#TPQ5: OSCAR HOKEAH

House Made of Dawn – N. Scott

Momaday It’s the novel that started the first Native American Renaissance so it’s historical significance is unmatched. It’s also so beautifully written that it won the Pulitzer Prize in 1969. Not to mention it captures the Work Relocation Era perfectly and was our first urban Native novel situated in Pan-Indianism.

The Round House – Louise Erdrich

Erdrich captures reservation life better than any Native writer out there. Her characters are richly drawn and Joe’s inner turmoil over his mother, Geraldine’s, rape creates a main character filled with anguish and hope. Erdrich’s gives readers a backdrop of how sovereignty is minimized and disrupted by a legal system meant to bind and disempower.

Too Much Happiness – Alice Munro

Munro spins loved laced tragedy like Rumpelstiltskin spinning hair into gold. Her ability to capture the deepest psychology of a character is awe inspiring. Aside from winning the Nobel Prize in 2013, she is a writer who made me look at humanity differently, and I say that with total honesty. Just a completely amazing writer who inspires me to push myself in my own craft.

The Friend – Sigrid Nunez

I was sucker punched by Sigrid in this novel. I was excited to read the novel but I had no idea she had a dangerous uppercut. She speaks so perfectly to the literary field’s secret identity that I felt liberated with each sentence, so much so I couldn’t decide which was more quotable and also knew I couldn’t quote the entire novel. Just so resonant that it’s timelessness is in its ability to always be the perfect novel at the perfect time. Plus, it won the National Book Award in 2018.

Life and Death are Wearing Me Out – Mo Yan

Mo Yan draws the surreal with realistic edges, making us question if both aren’t one and the same. He’s a master artist who greets you at the front door with intoxicating images and before you know what’s happening you’re on the other side of the universe. He’s another Nobel Prize winner (2012) who made my list, and I thoroughly enjoyed the many lives of Ximen Nao each of the three times I’ve read this gargantuan novel.

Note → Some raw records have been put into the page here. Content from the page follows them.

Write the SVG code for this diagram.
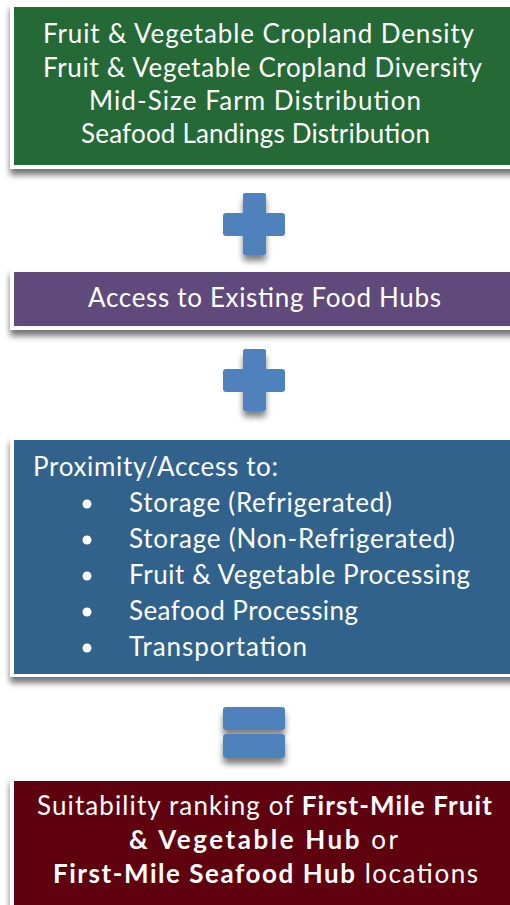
<svg xmlns="http://www.w3.org/2000/svg" width="510" height="905" viewBox="0 0 510 905">
  <style>
    .frame { fill: #ffffff; filter: url(#boxShadow); }
    .txt { font-family: Lato, "Open Sans", "Liberation Sans", sans-serif; font-size: 26px; fill: #ffffff; }
    .b { font-weight: bold; }
    .op { fill: #4f81bd; filter: url(#opShadow); }
  </style>
  <defs>
    <filter id="boxShadow" x="-10%" y="-20%" width="120%" height="160%">
      <feGaussianBlur in="SourceAlpha" stdDeviation="3"/>
      <feOffset dx="0" dy="6" result="off"/>
      <feComponentTransfer><feFuncA type="linear" slope="0.55"/></feComponentTransfer>
      <feMerge><feMergeNode/><feMergeNode in="SourceGraphic"/></feMerge>
    </filter>
    <filter id="opShadow" x="-30%" y="-30%" width="160%" height="180%">
      <feGaussianBlur in="SourceAlpha" stdDeviation="3"/>
      <feOffset dx="0" dy="6" result="off"/>
      <feComponentTransfer><feFuncA type="linear" slope="0.5"/></feComponentTransfer>
      <feMerge><feMergeNode/><feMergeNode in="SourceGraphic"/></feMerge>
    </filter>
  </defs>

  <rect width="510" height="905" fill="#ffffff"/>

  <!-- Input layers -->
  <g id="inputs">
    <rect class="frame" x="10" y="3" width="510" height="166"/>
    <rect x="14" y="7" width="506" height="158" fill="#246936"/>
    <text class="txt" x="43" y="43" textLength="431">Fruit &amp; Vegetable Cropland Density</text>
    <text class="txt" x="43" y="77" textLength="439">Fruit &amp; Vegetable Cropland Diversity</text>
    <text class="txt" x="89" y="110" textLength="332">Mid-Size Farm Distribution</text>
    <text class="txt" x="81" y="143" textLength="349">Seafood Landings Distribution</text>
  </g>

  <!-- Connectors: plus / plus / equals -->
  <g id="operators">
    <g id="plus-1">
      <rect class="op" x="243" y="193" width="23" height="62" rx="3"/>
      <rect x="223" y="213" width="62" height="23" rx="3" fill="#4f81bd"/>
      <rect x="243" y="193" width="23" height="62" rx="3" fill="#4f81bd"/>
    </g>
    <g id="plus-2">
      <rect class="op" x="243" y="349" width="23" height="62" rx="3"/>
      <rect x="223" y="369" width="62" height="23" rx="3" fill="#4f81bd"/>
      <rect x="243" y="349" width="23" height="62" rx="3" fill="#4f81bd"/>
    </g>
    <g id="equals">
      <rect class="op" x="223" y="707" width="62" height="23" rx="3"/>
      <rect class="op" x="223" y="734" width="62" height="24" rx="3"/>
    </g>
  </g>

  <!-- Existing hubs -->
  <g id="food-hubs">
    <rect class="frame" x="10" y="268" width="510" height="62"/>
    <rect x="14" y="272" width="506" height="54" fill="#604a7b"/>
    <text class="txt" x="88" y="307" textLength="353">Access to Existing Food Hubs</text>
  </g>

  <!-- Infrastructure proximity -->
  <g id="proximity">
    <rect class="frame" x="10" y="436" width="510" height="241"/>
    <rect x="14" y="440" width="506" height="234" fill="#31628b"/>
    <text class="txt" x="33" y="476" textLength="245">Proximity/Access to:</text>
    <g fill="#ffffff">
      <circle cx="87" cy="504" r="4.5"/>
      <circle cx="87" cy="540" r="4.5"/>
      <circle cx="87" cy="576" r="4.5"/>
      <circle cx="87" cy="612" r="4.5"/>
      <circle cx="87" cy="648" r="4.5"/>
    </g>
    <text class="txt" x="129" y="512" textLength="263">Storage (Refrigerated)</text>
    <text class="txt" x="129" y="548" textLength="326">Storage (Non-Refrigerated)</text>
    <text class="txt" x="129" y="584" textLength="341">Fruit &amp; Vegetable Processing</text>
    <text class="txt" x="129" y="620" textLength="229">Seafood Processing</text>
    <text class="txt" x="129" y="656" textLength="178">Transportation</text>
  </g>

  <!-- Result -->
  <g id="result">
    <rect class="frame" x="10" y="777" width="510" height="140"/>
    <rect x="14" y="781" width="506" height="130" fill="#5f000e"/>
    <text class="txt" x="37" y="815" textLength="455">Suitability ranking of <tspan class="b">First-Mile Fruit</tspan></text>
    <text class="txt" x="129" y="849" textLength="269"><tspan class="b">&amp; Vegetable Hub</tspan> or</text>
    <text class="txt" x="53" y="883" textLength="425"><tspan class="b">First-Mile Seafood Hub</tspan> locations</text>
  </g>
</svg>
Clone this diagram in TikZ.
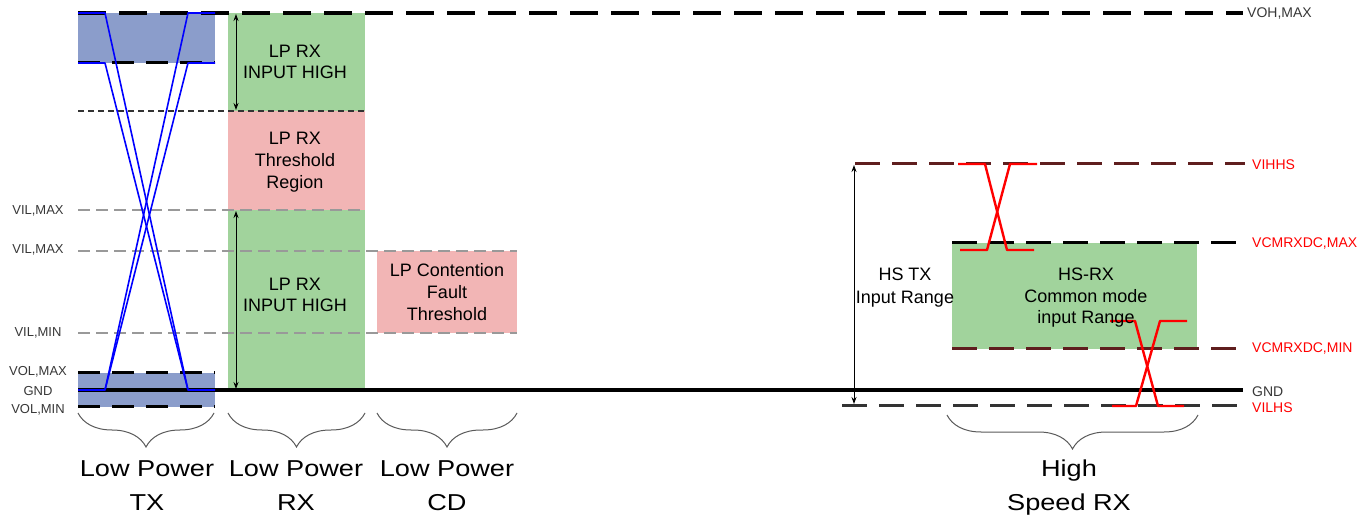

Oscar Hokeah is the author of the forthcoming novel Unsettled Between. He is an enrolled member of Cherokee Nation and the Kiowa Tribe of Oklahoma from his mother’s family, with Latinx heritage from his father’s roots in Mexico. He has short stories published in South Dakota Review, American Short Fiction, Yellow Medicine Review, Surreal South ’09, and Red Ink Magazine.